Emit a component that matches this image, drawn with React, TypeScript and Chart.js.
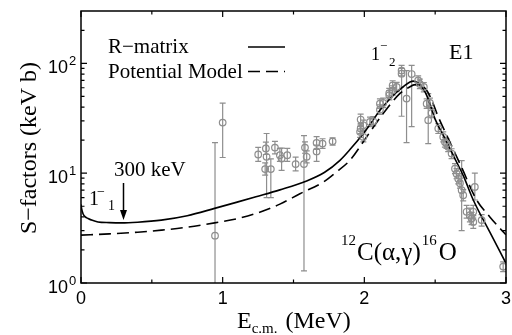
import React, { useEffect, useRef } from 'react';
import { Chart, registerables } from 'chart.js';

Chart.register(...registerables);

// R-matrix curve (solid)
const rMatrixX = [0, 0.005, 0.015, 0.03, 0.05, 0.08, 0.12, 0.2, 0.285, 0.4, 0.567, 0.75, 0.943, 1.108, 1.235, 1.404, 1.593, 1.72, 1.828, 1.9, 1.993, 2.05, 2.11, 2.17, 2.228, 2.28, 2.322, 2.345, 2.38, 2.428, 2.46, 2.498, 2.569, 2.639, 2.7, 2.769, 2.886, 3.0];
const rMatrixY = [5.2, 4.7, 4.25, 4.0, 3.87, 3.72, 3.6, 3.55, 3.53, 3.58, 3.74, 4.1, 4.78, 5.48, 6.1, 7.05, 8.5, 10.2, 13.1, 16.5, 23, 29, 37.4, 46, 54.8, 62, 67.6, 69, 66, 55, 44, 31.4, 20.7, 13.6, 9.4, 5.7, 2.9, 1.51];

// Potential model curve (dashed)
const potentialX = [0, 0.2, 0.4, 0.567, 0.75, 0.943, 1.108, 1.235, 1.4, 1.545, 1.71, 1.8, 1.898, 2.016, 2.133, 2.25, 2.31, 2.36, 2.4, 2.44, 2.48, 2.52, 2.59, 2.68, 2.793, 2.886, 2.969, 3.0];
const potentialY = [2.73, 2.8, 2.9, 3.03, 3.22, 3.53, 3.87, 4.3, 5.2, 6.5, 8.3, 10.2, 13.1, 21.4, 34.9, 53, 60, 64, 63, 57, 45, 33, 21, 11.8, 5.7, 4.0, 3.03, 2.75];

// Experimental data with error bars
const dataX = [0.946, 1.0, 1.251, 1.305, 1.31, 1.30, 1.34, 1.369, 1.404, 1.416, 1.456, 1.515, 1.574, 1.581, 1.593, 1.663, 1.663, 1.705, 1.776,
  1.974, 1.974, 1.97, 1.993, 1.993, 2.04, 2.063, 2.11, 2.11, 2.133, 2.176, 2.176, 2.2, 2.2, 2.228, 2.263, 2.263, 2.298, 2.334, 2.38, 2.392, 2.42, 2.44, 2.451, 2.463, 2.475,
  2.522, 2.557, 2.569, 2.58, 2.592, 2.616, 2.64, 2.651, 2.663, 2.675, 2.687, 2.698, 2.722, 2.745, 2.757, 2.769, 2.769, 2.78, 2.828, 2.98];
const dataY = [2.7, 28.9, 14.8, 16.8, 14.1, 10.9, 10.9, 17.1, 14.6, 13.6, 14.6, 12.1, 12.1, 17.1, 14.1, 18.9, 15.8, 18.6, 19.5,
  30.8, 25.5, 23.8, 27.3, 21.4, 29.3, 29.7, 37.9, 43, 43.6, 51.2, 53.7, 56.8, 63, 61, 80.6, 86, 47.8, 80, 70, 65, 61, 43, 30.4, 43.6, 35.4,
  25.5, 21.4, 19.2, 18.6, 17.4, 15.1, 11.0, 9.9, 8.9, 8.1, 7.0, 6.3, 4.45, 4.15, 3.87, 3.6, 4.45, 7.5, 3.74, 1.41];
const dataLow = [0.5, 13.9, 12.8, 14.8, 6.0, 9.6, 6.0, 15, 12.8, 10.6, 12.8, 10.5, 1.29, 15.2, 12.4, 16.5, 12.8, 16.8, 18,
  27.5, 23, 21.2, 24.5, 19.3, 26.5, 26.9, 34.3, 39, 39.5, 46.5, 48.7, 51.5, 57, 55.4, 33, 77, 19, 26.5, 63, 59, 55, 39, 18.6, 39.5, 32,
  23, 19.3, 17.3, 16.8, 15.7, 13.6, 9.9, 8.9, 8, 7.3, 3.0, 5.6, 3.9, 3.6, 3.4, 3.15, 3.9, 5.7, 3.3, 1.27];
const dataHigh = [19, 43.5, 17.2, 19.2, 23, 12.4, 13.5, 19.5, 16.8, 16.9, 16.8, 14, 22, 19.3, 16, 21.5, 18, 20.6, 21,
  34.5, 28.3, 26.7, 30.4, 23.8, 32.4, 32.8, 41.9, 47.5, 48.2, 56.4, 59.2, 62.6, 69.5, 67.3, 90, 96, 86, 96, 77, 72, 67, 47.5, 53, 48.2, 39,
  28.3, 23.8, 21.2, 20.6, 19.2, 16.7, 12.2, 11, 9.9, 9, 13, 7.1, 5.1, 4.8, 4.4, 4.1, 5.1, 10, 4.2, 1.56];

// Axis ticks
const xMajorTicks = [0, 1, 2, 3];
const xMinorTicks = [0.5, 1.5, 2.5];
const xTickLabels = ['0', '1', '2', '3'];
const yMajorTicks = [1, 10, 100];
const yMinorTicks = [2, 3, 4, 5, 6, 7, 8, 9, 20, 30, 40, 50, 60, 70, 80, 90, 200];
const yTickBase = '10';
const yTickExponents = ['0', '1', '2'];

const SERIF = '"Liberation Serif", "Times New Roman", serif';
const SANS = '"Liberation Sans", Arial, sans-serif';
const GRAY = '#8e8e8e';

function txt(ctx: CanvasRenderingContext2D, s: string, x: number, y: number, size: number, fam: string, align: CanvasTextAlign = 'left') {
  ctx.font = `${size}px ${fam}`;
  ctx.textAlign = align;
  ctx.textBaseline = 'alphabetic';
  ctx.fillText(s, x, y);
  return ctx.measureText(s).width;
}

const decorPlugin = {
  id: 'decor',
  beforeDatasetsDraw(chart: any) {
    const { ctx, chartArea: a, scales } = chart;
    const xs = scales.x, ys = scales.y;
    ctx.save();
    ctx.beginPath();
    ctx.rect(a.left, a.top, a.right - a.left, a.bottom - a.top);
    ctx.clip();
    ctx.strokeStyle = GRAY;
    ctx.lineWidth = 1.2;
    for (let i = 0; i < dataX.length; i++) {
      const px = xs.getPixelForValue(dataX[i]);
      const yl = ys.getPixelForValue(dataLow[i]);
      const yh = ys.getPixelForValue(dataHigh[i]);
      ctx.beginPath();
      ctx.moveTo(px, yl); ctx.lineTo(px, yh);
      ctx.moveTo(px - 3, yl); ctx.lineTo(px + 3, yl);
      ctx.moveTo(px - 3, yh); ctx.lineTo(px + 3, yh);
      ctx.stroke();
    }
    ctx.restore();
  },
  afterDatasetsDraw(chart: any) {
    const { ctx, chartArea: a, scales } = chart;
    const xs = scales.x, ys = scales.y;
    ctx.save();
    ctx.strokeStyle = '#000';
    ctx.fillStyle = '#000';
    ctx.lineWidth = 1.5;
    ctx.strokeRect(a.left, a.top, a.right - a.left, a.bottom - a.top);
    ctx.lineWidth = 1.2;
    ctx.beginPath();
    const xt = (v: number, len: number) => {
      const p = xs.getPixelForValue(v);
      ctx.moveTo(p, a.bottom); ctx.lineTo(p, a.bottom - len);
      ctx.moveTo(p, a.top); ctx.lineTo(p, a.top + len);
    };
    const yt = (v: number, len: number) => {
      const p = ys.getPixelForValue(v);
      ctx.moveTo(a.left, p); ctx.lineTo(a.left + len, p);
      ctx.moveTo(a.right, p); ctx.lineTo(a.right - len, p);
    };
    xMajorTicks.forEach(v => xt(v, 6));
    xMinorTicks.forEach(v => xt(v, 3.5));
    yMajorTicks.forEach(v => yt(v, 6));
    yMinorTicks.forEach(v => yt(v, 3.5));
    ctx.stroke();

    // tick labels
    xMajorTicks.forEach((v, i) => {
      txt(ctx, xTickLabels[i], xs.getPixelForValue(v), a.bottom + 21, 18, SANS, 'center');
    });
    yMajorTicks.forEach((v, i) => {
      const p = ys.getPixelForValue(v);
      txt(ctx, yTickBase, 68, p + 9.5, 18, SANS, 'right');
      txt(ctx, yTickExponents[i], 69, p + 2, 13, SANS, 'left');
    });

    // axis titles
    ctx.save();
    ctx.translate(30, 148);
    ctx.rotate(-Math.PI / 2);
    ctx.font = `24px ${SERIF}`;
    ctx.textAlign = 'center';
    ctx.textBaseline = 'middle';
    ctx.fillText('S\u2212factors (keV b)', 0, 0);
    ctx.restore();

    let cx = 237;
    cx += txt(ctx, 'E', cx, 328, 24, SERIF);
    cx += txt(ctx, 'c.m.', cx, 333, 15, SERIF);
    txt(ctx, ' (MeV)', cx + 2, 328, 24, SERIF);

    // legend
    txt(ctx, 'R\u2212matrix', 108, 53, 21, SERIF);
    txt(ctx, 'Potential Model', 108, 78, 21, SERIF);
    ctx.lineWidth = 1.5;
    ctx.beginPath();
    ctx.moveTo(248, 47); ctx.lineTo(285, 47);
    ctx.stroke();
    ctx.setLineDash([12, 6]);
    ctx.beginPath();
    ctx.moveTo(248, 71.5); ctx.lineTo(285, 71.5);
    ctx.stroke();
    ctx.setLineDash([]);

    // annotations
    txt(ctx, 'E1', 449, 59, 22, SERIF);
    txt(ctx, '1', 371, 60, 18, SERIF);
    txt(ctx, '\u2212', 380, 50, 13, SERIF);
    txt(ctx, '2', 389, 66, 13, SERIF);

    txt(ctx, '1', 89, 205, 20, SERIF);
    txt(ctx, '\u2212', 97, 196, 14, SERIF);
    txt(ctx, '1', 108, 210, 14, SERIF);

    txt(ctx, '300 keV', 114, 176, 21, SERIF);
    const ax = xs.getPixelForValue(0.3);
    ctx.lineWidth = 1.5;
    ctx.beginPath();
    ctx.moveTo(ax, 183); ctx.lineTo(ax, 212);
    ctx.stroke();
    ctx.beginPath();
    ctx.moveTo(ax - 3.5, 210); ctx.lineTo(ax + 3.5, 210); ctx.lineTo(ax, 220); ctx.closePath();
    ctx.fill();

    let rx = 341;
    rx += txt(ctx, '12', rx, 245, 15, SERIF);
    rx += 1;
    rx += txt(ctx, 'C(\u03b1,\u03b3)', rx, 260, 25, SERIF);
    rx += 1;
    rx += txt(ctx, '16', rx, 245, 15, SERIF);
    rx += 2;
    txt(ctx, 'O', rx, 260, 25, SERIF);

    ctx.restore();
  },
};

export default function App() {
  const ref = useRef<HTMLCanvasElement | null>(null);
  useEffect(() => {
    if (!ref.current) return;
    const chart = new Chart(ref.current, {
      type: 'scatter',
      data: {
        datasets: [
          {
            label: 'data',
            data: dataX.map((x, i) => ({ x, y: dataY[i] })),
            showLine: false,
            pointStyle: 'circle',
            pointRadius: 3.3,
            pointBorderWidth: 1.2,
            pointBorderColor: GRAY,
            pointBackgroundColor: 'rgba(0,0,0,0)',
            borderColor: GRAY,
            backgroundColor: 'rgba(0,0,0,0)',
          },
          {
            label: 'R-matrix',
            data: rMatrixX.map((x, i) => ({ x, y: rMatrixY[i] })),
            showLine: true,
            pointRadius: 0,
            borderColor: '#000',
            borderWidth: 1.6,
            cubicInterpolationMode: 'monotone',
            fill: false,
          },
          {
            label: 'Potential Model',
            data: potentialX.map((x, i) => ({ x, y: potentialY[i] })),
            showLine: true,
            pointRadius: 0,
            borderColor: '#000',
            borderWidth: 1.6,
            borderDash: [12, 6],
            cubicInterpolationMode: 'monotone',
            fill: false,
          },
        ] as any,
      },
      options: {
        animation: false,
        responsive: false,
        layout: { padding: { top: 11, right: 6, left: 0, bottom: 0 } },
        plugins: { legend: { display: false }, tooltip: { enabled: false } },
        scales: {
          x: {
            type: 'linear',
            min: 0,
            max: 3,
            grid: { display: false },
            border: { display: false },
            ticks: { display: false },
            afterFit: (s: any) => { s.height = 52; },
          },
          y: {
            type: 'logarithmic',
            min: 1,
            max: 300,
            grid: { display: false },
            border: { display: false },
            ticks: { display: false },
            afterFit: (s: any) => { s.width = 81; },
          },
        },
      } as any,
      plugins: [decorPlugin],
    });
    return () => chart.destroy();
  }, []);
  return (
    <div style={{ position: 'fixed', left: 0, top: 0, width: 512, height: 335, background: '#fff' }}>
      <canvas ref={ref} width={512} height={335} style={{ display: 'block' }} />
    </div>
  );
}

========

EXERCISE PROMPT:
Please take the lines from the beginning of the data above through the line holding "4.0, 3.03, 2.75];" and transcribe them exactly, without any pictures.

OUTPUT BELOW:
Emit a component that matches this image, drawn with React, TypeScript and Chart.js.
import React, { useEffect, useRef } from 'react';
import { Chart, registerables } from 'chart.js';

Chart.register(...registerables);

// R-matrix curve (solid)
const rMatrixX = [0, 0.005, 0.015, 0.03, 0.05, 0.08, 0.12, 0.2, 0.285, 0.4, 0.567, 0.75, 0.943, 1.108, 1.235, 1.404, 1.593, 1.72, 1.828, 1.9, 1.993, 2.05, 2.11, 2.17, 2.228, 2.28, 2.322, 2.345, 2.38, 2.428, 2.46, 2.498, 2.569, 2.639, 2.7, 2.769, 2.886, 3.0];
const rMatrixY = [5.2, 4.7, 4.25, 4.0, 3.87, 3.72, 3.6, 3.55, 3.53, 3.58, 3.74, 4.1, 4.78, 5.48, 6.1, 7.05, 8.5, 10.2, 13.1, 16.5, 23, 29, 37.4, 46, 54.8, 62, 67.6, 69, 66, 55, 44, 31.4, 20.7, 13.6, 9.4, 5.7, 2.9, 1.51];

// Potential model curve (dashed)
const potentialX = [0, 0.2, 0.4, 0.567, 0.75, 0.943, 1.108, 1.235, 1.4, 1.545, 1.71, 1.8, 1.898, 2.016, 2.133, 2.25, 2.31, 2.36, 2.4, 2.44, 2.48, 2.52, 2.59, 2.68, 2.793, 2.886, 2.969, 3.0];
const potentialY = [2.73, 2.8, 2.9, 3.03, 3.22, 3.53, 3.87, 4.3, 5.2, 6.5, 8.3, 10.2, 13.1, 21.4, 34.9, 53, 60, 64, 63, 57, 45, 33, 21, 11.8, 5.7, 4.0, 3.03, 2.75];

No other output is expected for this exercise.